▸ **WHAT YOU WILL DO**:
Return the lines below exactly, from the first line to the line that contains "import * as". Leave out pictures.

▸ **GIVEN DATA**:
*****
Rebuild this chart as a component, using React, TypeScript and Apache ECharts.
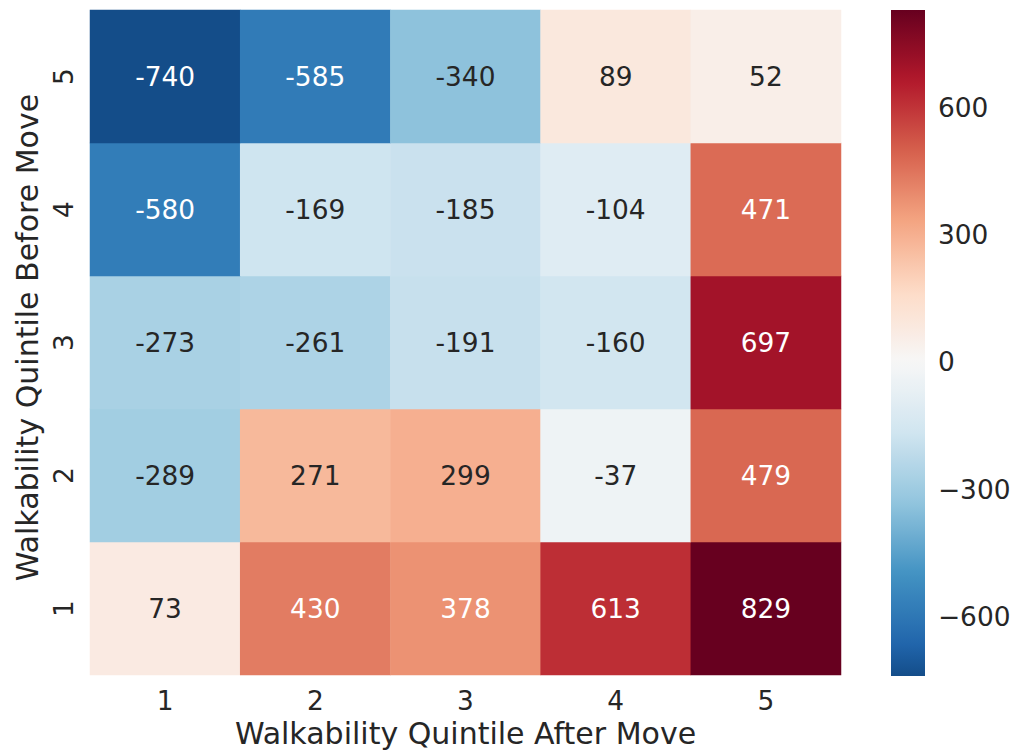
import React, { useEffect, useRef } from "react";
import * as echarts from "echarts";

const xCategories = ["1", "2", "3", "4", "5"];
const yCategories = ["1", "2", "3", "4", "5"];
// rows indexed by "before move" quintile 1..5 (bottom to top), columns by "after move" 1..5
const row1 = [73, 430, 378, 613, 829];
const row2 = [-289, 271, 299, -37, 479];
const row3 = [-273, -261, -191, -160, 697];
const row4 = [-580, -169, -185, -104, 471];
const row5 = [-740, -585, -340, 89, 52];
const rows = [row1, row2, row3, row4, row5];
const colorbarTicks = [-600, -300, 0, 300, 600];

const xTitle = "Walkability Quintile After Move";
const yTitle = "Walkability Quintile Before Move";

// matplotlib RdBu_r anchors
const RDBU_R = [
  "#053061", "#2166ac", "#4393c3", "#92c5de", "#d1e5f0", "#f7f7f7",
  "#fddbc7", "#f4a582", "#d6604d", "#b2182b", "#67001f",
];

function hexToRgb(h: string): number[] {
  const n = parseInt(h.slice(1), 16);
  return [(n >> 16) & 255, (n >> 8) & 255, n & 255];
}
function cmap(t: number): number[] {
  t = Math.max(0, Math.min(1, t));
  const p = t * (RDBU_R.length - 1);
  const i = Math.min(Math.floor(p), RDBU_R.length - 2);
  const f = p - i;
  const a = hexToRgb(RDBU_R[i]);
  const b = hexToRgb(RDBU_R[i + 1]);
  return [0, 1, 2].map((k) => a[k] + (b[k] - a[k]) * f);
}
function rgbStr(c: number[]) {
  return `rgb(${Math.round(c[0])},${Math.round(c[1])},${Math.round(c[2])})`;
}

const allVals = rows.flat();
const vmin = Math.min(...allVals);
const vmax = Math.max(...allVals);
const center = 0;
const vrange = Math.max(vmax - center, center - vmin);
const cmin = (vmin - (center - vrange)) / (2 * vrange);
const cmax = (vmax - (center - vrange)) / (2 * vrange);

function colorFor(v: number): number[] {
  const n = (v - vmin) / (vmax - vmin);
  return cmap(cmin + n * (cmax - cmin));
}
function luminance(c: number[]) {
  const l = c.map((x) => {
    const v = x / 255;
    return v <= 0.03928 ? v / 12.92 : Math.pow((v + 0.055) / 1.055, 2.4);
  });
  return 0.2126 * l[0] + 0.7152 * l[1] + 0.0722 * l[2];
}

const FONT = "DejaVu Sans";
const TXT = "#262626";

export default function App() {
  const ref = useRef<HTMLDivElement>(null);
  useEffect(() => {
    if (!ref.current) return;
    const chart = echarts.init(ref.current, null, { renderer: "svg" });

    const data: any[] = [];
    rows.forEach((r, yi) =>
      r.forEach((v, xi) => {
        const c = colorFor(v);
        data.push({
          value: [xi, yi, v],
          label: { color: luminance(c) > 0.408 ? TXT : "#ffffff" },
        });
      })
    );

    const N = 64;
    const gradColors: string[] = [];
    for (let i = 0; i < N; i++) {
      gradColors.push(rgbStr(colorFor(vmin + ((vmax - vmin) * i) / (N - 1))));
    }
    // gradient from top (vmax) to bottom (vmin)
    const stops = gradColors
      .map((c, i) => ({ offset: 1 - i / (N - 1), color: c }))
      .sort((a, b) => a.offset - b.offset);

    const plotL = 90, plotT = 10, plotW = 751, plotH = 666;
    const cbL = 891, cbW = 34;

    chart.setOption({
      animation: false,
      textStyle: { fontFamily: FONT },
      grid: [
        { left: plotL, top: plotT, width: plotW, height: plotH },
        { left: cbL, top: plotT, width: cbW, height: plotH },
      ],
      xAxis: [
        {
          type: "category",
          data: xCategories,
          gridIndex: 0,
          axisLine: { show: false },
          axisTick: { show: false },
          splitLine: { show: false },
          axisLabel: { fontSize: 26.4, color: TXT, margin: 12, fontFamily: FONT },
          name: xTitle,
          nameLocation: "middle",
          nameGap: 43,
          nameTextStyle: { fontSize: 30, color: TXT, fontFamily: FONT },
        },
        {
          type: "category",
          data: ["c"],
          gridIndex: 1,
          show: false,
        },
      ],
      yAxis: [
        {
          type: "category",
          data: yCategories,
          gridIndex: 0,
          axisLine: { show: false },
          axisTick: { show: false },
          splitLine: { show: false },
          axisLabel: { fontSize: 26.4, color: TXT, margin: 14, rotate: 90, fontFamily: FONT },
          name: yTitle,
          nameLocation: "middle",
          nameRotate: 90,
          nameGap: 48,
          nameTextStyle: { fontSize: 30, color: TXT, fontFamily: FONT, padding: [0, 0, 0, 10] },
        },
        {
          type: "value",
          gridIndex: 1,
          min: vmin,
          max: vmax,
          position: "right",
          axisLine: { show: false },
          axisTick: { show: false },
          splitLine: { show: false },
          axisLabel: {
            fontSize: 26.4,
            color: TXT,
            margin: 13,
            fontFamily: FONT,
            customValues: colorbarTicks,
            formatter: (v: number) => String(v).replace("-", "\u2212"),
          },
        },
      ],
      visualMap: {
        show: false,
        type: "continuous",
        min: vmin,
        max: vmax,
        dimension: 2,
        seriesIndex: 0,
        inRange: { color: gradColors },
      },
      graphic: [
        {
          type: "rect",
          shape: { x: cbL, y: plotT, width: cbW, height: plotH },
          style: { fill: new echarts.graphic.LinearGradient(0, 0, 0, 1, stops) },
          z: 10,
        },
      ],
      series: [
        {
          type: "heatmap",
          xAxisIndex: 0,
          yAxisIndex: 0,
          data,
          label: {
            show: true,
            fontSize: 26.4,
            fontFamily: FONT,
            formatter: (p: any) => String(p.value[2]),
          },
          itemStyle: { borderWidth: 0 },
          emphasis: { disabled: true },
        },
      ],
    });
    return () => chart.dispose();
  }, []);
  return (
    <div
      ref={ref}
      style={{ position: "fixed", left: 0, top: 0, width: 1016, height: 753, background: "#fff" }}
    />
  );
}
*****
▸ **SOLVED PROBLEM**:
Rebuild this chart as a component, using React, TypeScript and Apache ECharts.
import React, { useEffect, useRef } from "react";
import * as echarts from "echarts";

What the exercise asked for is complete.